Chikungunya virus has made its way to area


Published:   |   Updated: June 26, 2014 at 12:03 AM

— The stifling heat and violent rainstorms of summer mean swarms of bloodthirsty insects breeding in backyards across the Tampa Bay area.

What’s worrisome to health officials this season, especially in Florida, is a relatively new mosquito-borne illness that’s increasingly appearing on U.S. soil among travelers bitten during trips to South America and the Caribbean.

So far this year, Florida has seen 48 cases of chikungunya virus contracted by international travelers, including a handful in Pasco and Hillsborough counties, according to the Florida Department of Health.

While the disease rarely leads to death, it can cause a week or more of fever, severe joint pain and rash.

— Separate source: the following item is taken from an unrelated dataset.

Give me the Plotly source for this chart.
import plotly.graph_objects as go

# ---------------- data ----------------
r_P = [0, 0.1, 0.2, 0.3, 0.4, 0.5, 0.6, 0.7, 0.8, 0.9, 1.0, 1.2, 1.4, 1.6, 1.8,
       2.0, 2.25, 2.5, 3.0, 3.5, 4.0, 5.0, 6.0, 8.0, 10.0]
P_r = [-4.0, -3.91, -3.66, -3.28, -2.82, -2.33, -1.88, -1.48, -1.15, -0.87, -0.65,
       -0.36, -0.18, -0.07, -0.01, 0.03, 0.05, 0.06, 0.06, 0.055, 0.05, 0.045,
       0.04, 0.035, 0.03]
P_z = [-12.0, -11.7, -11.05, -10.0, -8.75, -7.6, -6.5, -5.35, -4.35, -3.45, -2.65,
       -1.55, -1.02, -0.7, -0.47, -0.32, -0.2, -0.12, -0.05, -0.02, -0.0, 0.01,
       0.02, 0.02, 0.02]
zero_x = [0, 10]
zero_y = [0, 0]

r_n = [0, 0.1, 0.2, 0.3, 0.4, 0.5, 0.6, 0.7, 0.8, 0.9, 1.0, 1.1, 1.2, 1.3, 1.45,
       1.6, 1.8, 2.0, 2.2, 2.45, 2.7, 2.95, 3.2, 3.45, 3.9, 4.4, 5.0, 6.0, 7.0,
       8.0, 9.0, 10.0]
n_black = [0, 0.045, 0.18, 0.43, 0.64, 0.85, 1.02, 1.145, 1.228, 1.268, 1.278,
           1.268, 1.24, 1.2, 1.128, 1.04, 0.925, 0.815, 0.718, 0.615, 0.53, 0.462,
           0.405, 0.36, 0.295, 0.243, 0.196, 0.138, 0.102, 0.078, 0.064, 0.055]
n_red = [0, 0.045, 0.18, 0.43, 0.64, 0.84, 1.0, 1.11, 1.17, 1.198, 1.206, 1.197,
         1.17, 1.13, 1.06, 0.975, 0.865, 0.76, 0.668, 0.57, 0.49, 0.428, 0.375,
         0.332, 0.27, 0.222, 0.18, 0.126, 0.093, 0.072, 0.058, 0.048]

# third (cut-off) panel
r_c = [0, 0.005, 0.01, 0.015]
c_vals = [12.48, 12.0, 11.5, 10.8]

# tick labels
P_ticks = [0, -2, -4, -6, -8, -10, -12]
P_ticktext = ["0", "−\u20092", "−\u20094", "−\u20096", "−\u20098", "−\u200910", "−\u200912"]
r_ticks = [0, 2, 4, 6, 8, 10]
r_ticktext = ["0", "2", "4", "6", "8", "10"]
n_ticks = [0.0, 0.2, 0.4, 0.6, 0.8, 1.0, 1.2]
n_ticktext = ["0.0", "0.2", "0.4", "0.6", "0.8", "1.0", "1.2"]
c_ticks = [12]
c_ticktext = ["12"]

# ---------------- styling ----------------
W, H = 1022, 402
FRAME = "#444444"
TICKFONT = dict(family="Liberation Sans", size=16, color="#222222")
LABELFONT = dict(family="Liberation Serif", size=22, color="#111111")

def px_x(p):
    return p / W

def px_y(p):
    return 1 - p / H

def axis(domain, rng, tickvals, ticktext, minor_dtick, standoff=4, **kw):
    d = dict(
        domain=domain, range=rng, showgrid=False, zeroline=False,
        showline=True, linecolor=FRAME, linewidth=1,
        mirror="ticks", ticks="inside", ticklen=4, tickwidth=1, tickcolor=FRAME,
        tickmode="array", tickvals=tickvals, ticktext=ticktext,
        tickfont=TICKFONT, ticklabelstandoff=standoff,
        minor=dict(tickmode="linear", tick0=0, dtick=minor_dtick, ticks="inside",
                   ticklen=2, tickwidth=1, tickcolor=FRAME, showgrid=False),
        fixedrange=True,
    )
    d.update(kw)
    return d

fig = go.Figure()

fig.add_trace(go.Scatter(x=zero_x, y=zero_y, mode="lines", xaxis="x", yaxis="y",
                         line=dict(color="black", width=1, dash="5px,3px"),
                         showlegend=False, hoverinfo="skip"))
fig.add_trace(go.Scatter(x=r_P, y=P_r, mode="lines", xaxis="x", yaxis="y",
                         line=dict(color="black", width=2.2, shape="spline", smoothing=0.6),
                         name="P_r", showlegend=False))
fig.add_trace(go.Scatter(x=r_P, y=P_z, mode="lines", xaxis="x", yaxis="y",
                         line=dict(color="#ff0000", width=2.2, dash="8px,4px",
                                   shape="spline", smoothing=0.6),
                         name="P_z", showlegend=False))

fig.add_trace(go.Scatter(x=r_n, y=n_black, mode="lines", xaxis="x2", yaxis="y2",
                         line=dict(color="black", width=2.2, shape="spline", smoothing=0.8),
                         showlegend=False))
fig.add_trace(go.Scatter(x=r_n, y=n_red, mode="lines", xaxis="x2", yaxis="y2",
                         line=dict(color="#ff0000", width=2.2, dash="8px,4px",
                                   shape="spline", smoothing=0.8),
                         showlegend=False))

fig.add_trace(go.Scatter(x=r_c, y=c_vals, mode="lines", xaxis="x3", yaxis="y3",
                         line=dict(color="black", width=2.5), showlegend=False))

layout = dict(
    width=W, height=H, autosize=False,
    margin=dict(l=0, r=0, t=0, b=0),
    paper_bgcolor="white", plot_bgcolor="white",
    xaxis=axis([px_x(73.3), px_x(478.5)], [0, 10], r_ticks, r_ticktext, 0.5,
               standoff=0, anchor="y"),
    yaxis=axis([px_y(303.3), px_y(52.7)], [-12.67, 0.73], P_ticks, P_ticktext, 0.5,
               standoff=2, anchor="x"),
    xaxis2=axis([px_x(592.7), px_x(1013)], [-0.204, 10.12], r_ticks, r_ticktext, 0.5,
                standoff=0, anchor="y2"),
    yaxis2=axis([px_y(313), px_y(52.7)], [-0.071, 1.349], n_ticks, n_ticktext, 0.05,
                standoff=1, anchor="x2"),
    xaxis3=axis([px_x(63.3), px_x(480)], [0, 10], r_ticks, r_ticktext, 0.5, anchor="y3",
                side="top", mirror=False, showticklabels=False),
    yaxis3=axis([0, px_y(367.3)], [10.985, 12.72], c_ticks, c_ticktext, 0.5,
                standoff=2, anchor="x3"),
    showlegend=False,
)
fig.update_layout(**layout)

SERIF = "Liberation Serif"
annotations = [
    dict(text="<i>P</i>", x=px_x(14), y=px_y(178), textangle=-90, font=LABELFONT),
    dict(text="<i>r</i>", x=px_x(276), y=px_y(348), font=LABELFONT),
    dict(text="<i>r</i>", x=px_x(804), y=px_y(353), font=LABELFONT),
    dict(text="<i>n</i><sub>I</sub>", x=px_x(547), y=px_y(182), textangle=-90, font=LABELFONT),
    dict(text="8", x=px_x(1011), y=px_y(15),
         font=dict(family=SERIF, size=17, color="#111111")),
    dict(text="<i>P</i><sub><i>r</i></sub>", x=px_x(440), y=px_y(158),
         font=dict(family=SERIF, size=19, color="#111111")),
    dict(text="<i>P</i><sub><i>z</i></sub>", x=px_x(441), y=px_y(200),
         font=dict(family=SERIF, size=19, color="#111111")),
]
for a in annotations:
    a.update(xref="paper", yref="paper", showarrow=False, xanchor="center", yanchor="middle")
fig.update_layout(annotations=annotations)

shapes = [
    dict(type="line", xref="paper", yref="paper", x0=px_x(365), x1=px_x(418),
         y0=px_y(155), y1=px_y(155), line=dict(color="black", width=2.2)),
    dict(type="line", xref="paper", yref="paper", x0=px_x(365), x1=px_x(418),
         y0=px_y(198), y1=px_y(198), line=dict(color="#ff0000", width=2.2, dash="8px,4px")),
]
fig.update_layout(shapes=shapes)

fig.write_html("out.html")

There is no vaccination or treatment.

In the past year, the virus has become widespread in the Caribbean, but it might take only one unknowing traveler coming back from a trip for the virus to take hold locally, said Glen-Paul Edson of Pinellas County’s Mosquito Control office.

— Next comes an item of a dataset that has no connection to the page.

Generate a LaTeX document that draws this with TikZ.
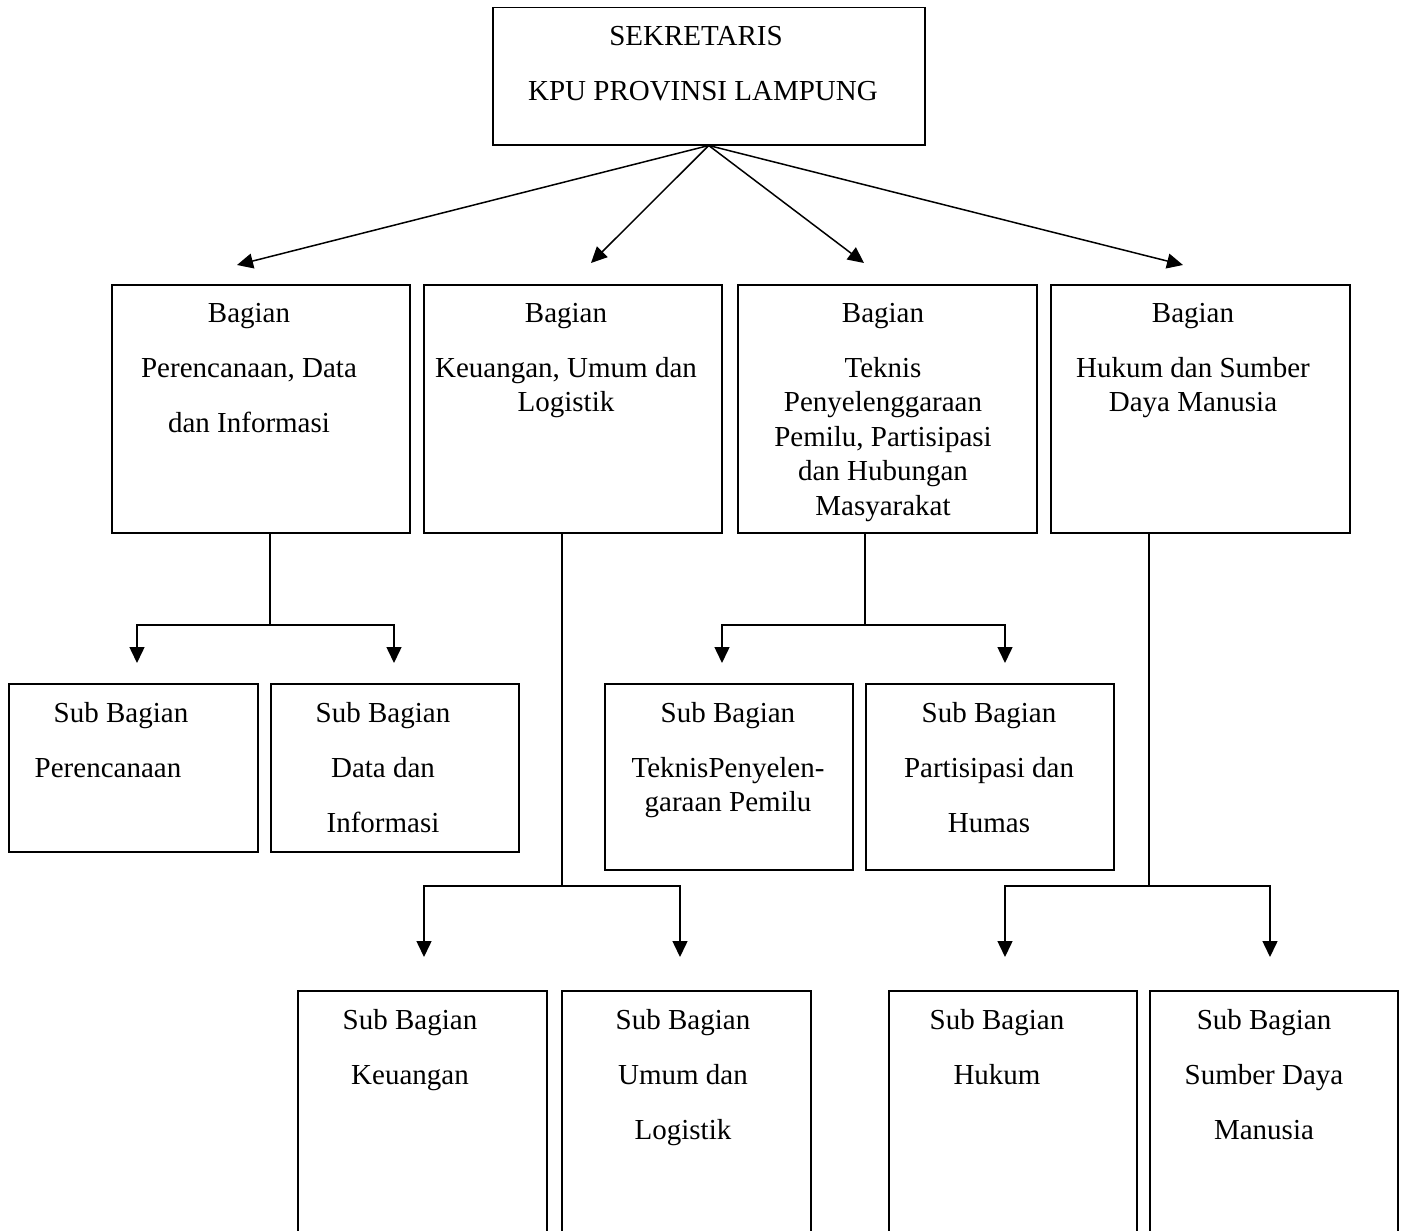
\documentclass[tikz,border=0pt]{standalone}
\usepackage{fontspec}
\setmainfont{Liberation Serif}
\usetikzlibrary{arrows.meta}
\begin{document}
\begin{tikzpicture}[x=1pt,y=-1pt,
  box/.style={draw,line width=1.5pt,inner sep=0pt,anchor=north west},
  txt/.style={inner sep=0pt,anchor=north,align=center,font=\fontsize{29}{34.5}\selectfont},
  conn/.style={line width=1.5pt},
  arr/.style={line width=1.5pt,-{Triangle[length=16pt,width=15pt]}}]
\clip (0,0) rectangle (1401,1231);
% boxes
\node[box,minimum width=432pt,minimum height=137pt] (top) at (492,7) {};
\node[box,minimum width=298pt,minimum height=248pt] (b1) at (111,284) {};
\node[box,minimum width=298pt,minimum height=248pt] (b2) at (423,284) {};
\node[box,minimum width=299pt,minimum height=248pt] (b3) at (737,284) {};
\node[box,minimum width=299pt,minimum height=248pt] (b4) at (1050,284) {};
\node[box,minimum width=249pt,minimum height=168pt] (s1) at (8,683) {};
\node[box,minimum width=248pt,minimum height=168pt] (s2) at (270,683) {};
\node[box,minimum width=248pt,minimum height=186pt] (s3) at (604,683) {};
\node[box,minimum width=248pt,minimum height=186pt] (s4) at (865,683) {};
\node[box,minimum width=249pt,minimum height=270pt] (k1) at (297,990) {};
\node[box,minimum width=249pt,minimum height=270pt] (k2) at (561,990) {};
\node[box,minimum width=248pt,minimum height=270pt] (h1) at (888,990) {};
\node[box,minimum width=248pt,minimum height=270pt] (h2) at (1149,990) {};
% texts
\node[txt] (toptxt) at (703,26) {\hspace*{-14pt}SEKRETARIS\\[20.5pt]KPU PROVINSI LAMPUNG};
\node[txt] (b1txt) at (249,303) {Bagian\\[20.5pt]Perencanaan, Data\\[20.5pt]dan Informasi};
\node[txt] (b2txt) at (566,303) {Bagian\\[20.5pt]Keuangan, Umum dan\\Logistik};
\node[txt] (b3txt) at (883,303) {Bagian\\[20.5pt]Teknis\\Penyelenggaraan\\Pemilu, Partisipasi\\dan Hubungan\\Masyarakat};
\node[txt] (b4txt) at (1193,303) {Bagian\\[20.5pt]Hukum dan Sumber\\Daya Manusia};
\node[txt] (s1txt) at (115,702) {\hspace*{12pt}Sub Bagian\\[20.5pt]\hspace*{-14pt}Perencanaan};
\node[txt] (s2txt) at (383,702) {Sub Bagian\\[20.5pt]Data dan\\[20.5pt]Informasi};
\node[txt] (s3txt) at (728,702) {Sub Bagian\\[20.5pt]TeknisPenyelen-\\garaan Pemilu};
\node[txt] (s4txt) at (989,702) {Sub Bagian\\[20.5pt]Partisipasi dan\\[20.5pt]Humas};
\node[txt] (k1txt) at (410,1009) {Sub Bagian\\[20.5pt]Keuangan};
\node[txt] (k2txt) at (683,1009) {Sub Bagian\\[20.5pt]Umum dan\\[20.5pt]Logistik};
\node[txt] (h1txt) at (997,1009) {Sub Bagian\\[20.5pt]Hukum};
\node[txt] (h2txt) at (1264,1009) {Sub Bagian\\[20.5pt]Sumber Daya\\[20.5pt]Manusia};
% connector points
\coordinate (t1) at (237,265);
\coordinate (t2) at (591,263);
\coordinate (t3) at (864,263);
\coordinate (t4) at (1183,265);
\coordinate (j1) at (270,625);
\coordinate (a11) at (137,663);
\coordinate (a12) at (394,663);
\coordinate (j3) at (865,625);
\coordinate (a31) at (722,663);
\coordinate (a32) at (1005,663);
\coordinate (j2) at (562,886);
\coordinate (a21) at (424,957);
\coordinate (a22) at (680,957);
\coordinate (j4) at (1149,886);
\coordinate (a41) at (1005,957);
\coordinate (a42) at (1270,957);
% connectors
\draw[arr] (top.south) -- (t1);
\draw[arr] (top.south) -- (t2);
\draw[arr] (top.south) -- (t3);
\draw[arr] (top.south) -- (t4);
\draw[conn] (j1 |- b1.south) -- (j1);
\draw[arr] (j1) -| (a11);
\draw[arr] (j1) -| (a12);
\draw[conn] (j3 |- b3.south) -- (j3);
\draw[arr] (j3) -| (a31);
\draw[arr] (j3) -| (a32);
\draw[conn] (j2 |- b2.south) -- (j2);
\draw[arr] (j2) -| (a21);
\draw[arr] (j2) -| (a22);
\draw[conn] (j4 |- b4.south) -- (j4);
\draw[arr] (j4) -| (a41);
\draw[arr] (j4) -| (a42);
\end{tikzpicture}
\end{document}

“All it takes is that one person to not know they have it, go outside and get bit, and then that mosquito gives it to someone else and we have an epidemic,” he said.

So far this year, health departments across Florida haven’t reported any local cases of mosquito-borne illness contracted in humans, though there have been 24 cases of dengue fever and 19 cases of malaria among people who had traveled out of the country, according to the Department of Health.

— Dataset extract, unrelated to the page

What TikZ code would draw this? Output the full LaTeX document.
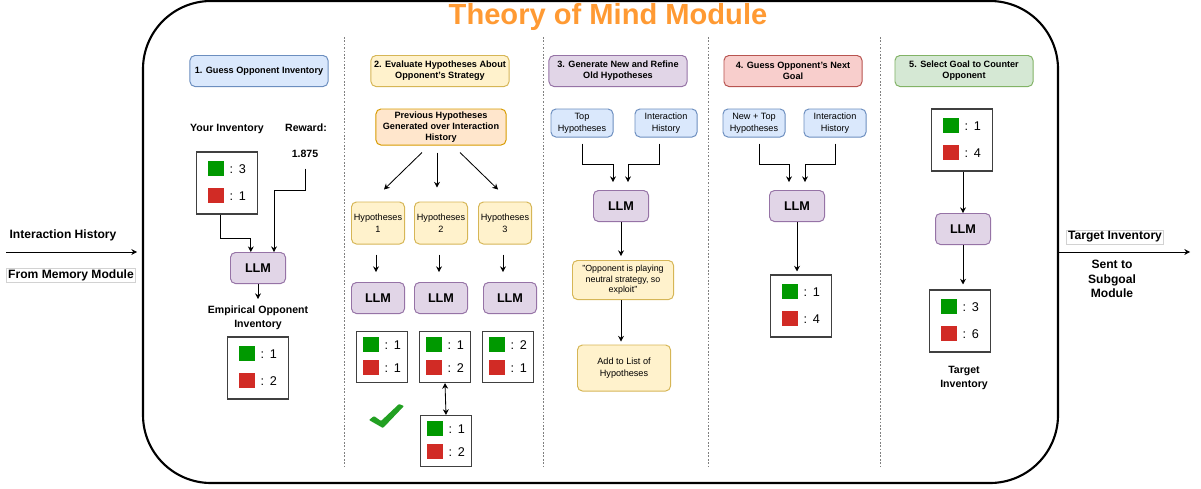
\documentclass[tikz,border=0pt]{standalone}
\usepackage{fontspec}
\setmainfont{Liberation Sans}
\usetikzlibrary{arrows.meta}

\definecolor{bluefill}{HTML}{DAE8FC}\definecolor{bluedraw}{HTML}{6C8EBF}
\definecolor{yelfill}{HTML}{FFF2CC}\definecolor{yeldraw}{HTML}{D6B656}
\definecolor{ornfill}{HTML}{FFE6CC}\definecolor{orndraw}{HTML}{D79B00}
\definecolor{purfill}{HTML}{E1D5E7}\definecolor{purdraw}{HTML}{9673A6}
\definecolor{redfill}{HTML}{F8CECC}\definecolor{reddraw}{HTML}{B85450}
\definecolor{grnfill}{HTML}{D5E8D4}\definecolor{grndraw}{HTML}{82B366}
\definecolor{invgreen}{HTML}{009900}
\definecolor{invred}{HTML}{D12B25}
\definecolor{checkgreen}{HTML}{22A022}
\definecolor{titleorange}{HTML}{FF9A33}

% one square of the inventory
\newcommand{\invsq}[1]{\textcolor{#1}{\rule[-0.07cm]{0.39cm}{0.39cm}}}
% green and red rows of an inventory box
\newcommand{\invrows}[3][0.24cm]{%
  \begin{tabular}{@{}l@{\hspace{0.15cm}:\hspace{0.14cm}}l@{}}
    \invsq{invgreen} & #2\\[#1]
    \invsq{invred} & #3
  \end{tabular}}

\tikzset{
  rbox/.style={draw, rounded corners=3.5pt, line width=0.7pt, align=center, inner sep=1pt},
  hdr/.style={rbox, minimum width=3.45cm, minimum height=0.775cm,
    font=\fontsize{6.5}{7.8}\selectfont\bfseries},
  fblue/.style={fill=bluefill, draw=bluedraw},
  fyel/.style={fill=yelfill, draw=yeldraw},
  forn/.style={fill=ornfill, draw=orndraw},
  fpur/.style={fill=purfill, draw=purdraw},
  fred/.style={fill=redfill, draw=reddraw},
  fgrn/.style={fill=grnfill, draw=grndraw},
  llm/.style={rbox, fpur, minimum width=1.375cm, minimum height=0.775cm,
    font=\fontsize{9}{11}\selectfont\bfseries},
  hyp/.style={rbox, fyel, minimum width=1.325cm, minimum height=1.05cm,
    font=\fontsize{6.5}{8.3}\selectfont},
  inp/.style={rbox, fblue, minimum width=1.55cm, minimum height=0.7cm,
    font=\fontsize{6.5}{8.3}\selectfont},
  inv/.style={draw=black!75, line width=0.8pt, minimum width=1.525cm, minimum height=1.55cm,
    inner sep=0pt, font=\fontsize{9}{11}\selectfont},
  invsm/.style={inv, minimum width=1.275cm, minimum height=1.275cm},
  lbl/.style={align=center, font=\fontsize{7.5}{10.3}\selectfont\bfseries},
  side/.style={lbl, font=\fontsize{8.6}{10.5}\selectfont\bfseries},
  arr/.style={-{Stealth[length=4pt,width=4.2pt]}, line width=0.6pt},
  sep/.style={gray, line width=0.6pt, dash pattern=on 1.2pt off 1.2pt}
}

\begin{document}
\begin{tikzpicture}[x=0.025cm, y=-0.025cm]
  \useasboundingbox (0,0) rectangle (1201,488);

  %module frame
  \draw[line width=1.5pt, rounded corners=1.7cm] (143,1) rectangle (1058,483);
  \node[font=\fontsize{20.7}{24}\selectfont\bfseries, text=titleorange] (title) at (608,17) {Theory of Mind Module};
  \foreach \x in {344,543,708,880}{
    \draw[sep] (\x,37) -- (\x,467);
  }

  %input and output
  \node[side] (histlbl) at (63,235) {Interaction History};
  \node[side, draw=gray!35, line width=0.4pt, inner sep=1pt] (memlbl) at (71,275) {From Memory Module};
  \coordinate (inL) at (6,252);
  \coordinate (inR) at (137,252);
  \draw[arr] (inL) -- (inR);
  \node[side, draw=gray!35, line width=0.4pt, inner sep=1pt] (tgtlbl) at (1115,237) {Target Inventory};
  \node[side] (sentlbl) at (1112,279) {Sent to\\Subgoal\\Module};
  \coordinate (outL) at (1058,252);
  \coordinate (outR) at (1190,252);
  \draw[arr] (outL) -- (outR);

  %1. guess opponent inventory
  \node[hdr, fblue] (h1) at (259,71) {1. Guess Opponent Inventory};
  \node[lbl] (yourinv) at (227,129) {Your Inventory};
  \node[lbl] (reward) at (306,128) {Reward:};
  \node[lbl] (rewval) at (305,154) {1.875};
  \node[inv] (inv1) at (227,183) {\invrows{3}{1}};
  \node[llm] (llm1) at (258,268) {LLM};
  \node[lbl] (emp) at (258,318) {Empirical Opponent\\Inventory};
  \node[inv] (inv2) at (258,368) {\invrows{1}{2}};
  \draw[arr] ([xshift=-0.16cm]inv1.south) -- ++(0,24) -| ([xshift=-0.18cm]llm1.north);
  \draw[arr] ([yshift=-0.15cm]rewval.south) -- ++(0,22) -| ([xshift=0.4cm]llm1.north);
  \draw[arr] (llm1.south) -- ++(0,15);

  %2. evaluate hypotheses
  \node[hdr, fyel] (h2) at (440,71) {2. Evaluate Hypotheses About\\Opponent's Strategy};
  \node[rbox, forn, minimum width=3.25cm, minimum height=0.9cm,
    font=\fontsize{6.5}{8}\selectfont\bfseries] (prev) at (441,127)
    {Previous Hypotheses\\Generated over Interaction\\History};
  \foreach \i/\x/\xl/\xb/\v/\w in {1/378/378/382/1/1, 2/441/441/445/1/2, 3/505/510/508/2/1}{
    \node[hyp] (hyp\i) at (\x,223) {Hypotheses\\\i};
    \node[llm, minimum width=1.325cm] (llmh\i) at (\xl,298) {LLM};
    \node[invsm] (box\i) at (\xb,357) {\invrows[0.14cm]{\v}{\w}};
    \draw[arr, shorten <=0.25cm, shorten >=0.25cm] ([xshift=-0.05cm]hyp\i.south) -- ([xshift=-0.05cm]hyp\i.south |- llmh\i.north);
  }
  \draw[arr] ([xshift=-0.475cm, yshift=-0.175cm]prev.south) -- ([xshift=0.15cm, yshift=0.3cm]hyp1.north);
  \draw[arr] ([xshift=-0.1cm, yshift=-0.175cm]prev.south) -- ([xshift=-0.1cm, yshift=0.35cm]hyp2.north);
  \draw[arr] ([xshift=0.475cm, yshift=-0.175cm]prev.south) -- ([xshift=-0.175cm, yshift=0.3cm]hyp3.north);
  \node[invsm] (box4) at (446,441) {\invrows[0.14cm]{1}{2}};
  \draw[{Stealth[length=4pt,width=4.2pt]}-{Stealth[length=4pt,width=4.2pt]}, line width=0.6pt] (box2.south) -- (box4.north);
  % check mark
  \fill[checkgreen, rounded corners=0.6pt] (369,420) -- (374,416) -- (381,421) -- (399,404) -- (404,406) -- (383,428) -- cycle;

  %3. generate and refine hypotheses
  \node[hdr, fpur] (h3) at (618,71) {3. Generate New and Refine\\Old Hypotheses};
  \node[inp] (top3) at (582,123) {Top\\Hypotheses};
  \node[inp] (hist3) at (666,123) {Interaction\\History};
  \node[llm] (llm3) at (621,206) {LLM};
  \node[rbox, fyel, minimum width=2.525cm, minimum height=0.975cm,
    font=\fontsize{6.3}{7.6}\selectfont] (quote) at (623,280)
    {"Opponent is playing\\neutral strategy, so\\exploit"};
  \node[rbox, fyel, minimum width=2.325cm, minimum height=1.15cm,
    font=\fontsize{6.5}{8.3}\selectfont] (addlist) at (624,368) {Add to List of\\Hypotheses};
  \draw[arr, shorten >=0.2cm] ([yshift=-0.15cm]top3.south) -- ++(0,21) -| ([xshift=-0.2cm]llm3.north);
  \draw[arr, shorten >=0.2cm] ([xshift=-0.175cm, yshift=-0.15cm]hist3.south) -- ++(0,21) -| ([xshift=0.175cm]llm3.north);
  \draw[arr, shorten >=0.1cm] (llm3.south) -- (llm3.south |- quote.north);
  \draw[arr, shorten >=0.075cm] ([xshift=-0.05cm]quote.south) -- ([xshift=-0.05cm]quote.south |- addlist.north);

  %4. guess next goal
  \node[hdr, fred] (h4) at (793,71) {4. Guess Opponent's Next\\Goal};
  \node[inp] (top4) at (754,123) {New + Top\\Hypotheses};
  \node[inp] (hist4) at (835,123) {Interaction\\History};
  \node[llm] (llm4) at (797,206) {LLM};
  \node[inv] (inv4) at (801,306) {\invrows{1}{4}};
  \draw[arr, shorten >=0.2cm] ([xshift=0.125cm, yshift=-0.15cm]top4.south) -- ++(0,21) -| ([xshift=-0.2cm]llm4.north);
  \draw[arr, shorten >=0.2cm] ([yshift=-0.15cm]hist4.south) -- ++(0,21) -| ([xshift=0.2cm]llm4.north);
  \draw[arr, shorten >=0.075cm] (llm4.south) -- (llm4.south |- inv4.north);

  %5. select goal
  \node[hdr, fgrn] (h5) at (964,71) {5. Select Goal to Counter\\Opponent};
  \node[inv] (inv5a) at (962,140) {\invrows{1}{4}};
  \node[llm] (llm5) at (963,229) {LLM};
  \node[inv] (inv5b) at (960,321) {\invrows{3}{6}};
  \node[lbl] (tgt5) at (964,378) {Target\\Inventory};
  \draw[arr] ([xshift=0.025cm]inv5a.south) -- ([xshift=0.025cm]inv5a.south |- llm5.north);
  \draw[arr, shorten >=0.125cm] (llm5.south) -- (llm5.south |- inv5b.north);
\end{tikzpicture}
\end{document}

The numbers for chikungunya so far have been much higher, and its potential to spread quickly could be high.

The disease is carried primarily by two mosquito species that are prevalent in Florida and that tend to breed primarily in puddles of standing water that can be as small as a bottle cap.

The yellow fever mosquito and the black-white striped Asian tiger hover low to the ground and bite ankles. They also are active during the day, so if a horde emerges from the garden at high noon, there’s likely a flower pot nearby that needs to be drained, Edson said.

One of the mosquito species is typical of Brazil, and New York Sen. Charles Schumer is calling on the U.S. Centers for Disease Control and Prevention to warn doctors across the nation in the event cases increase as soccer fans return from the World Cup.

The agency has no reported cases of chikungunya in Brazil, but 4,676 lab-confirmed cases and another 183,761 suspected cases have been reported in countries throughout the Caribbean and South America.

In the Tampa Bay area, health officials’ main message to the community is prevention.

“We are really pushing to drain and cover anything that can hold water in your neighborhood, in your backyard. If you feel like you’re overrun with mosquitoes and you have a heavy population, call mosquito control,” said Warren McDougle, epidemiology manager for the health department in Hillsborough County.

Mosquito control workers in Hillsborough planned to spray pesticides by helicopter Wednesday night over the Apollo Beach area, and Pinellas expected to use foggers to target spots with high infestation levels on Friday.

The agencies rely on residents to report high mosquito populations and to request help from the county in eliminating breeding grounds on individual properties, Edson said.

“You almost have to go door-to-door, dumping containers and educating the public,” Edson said.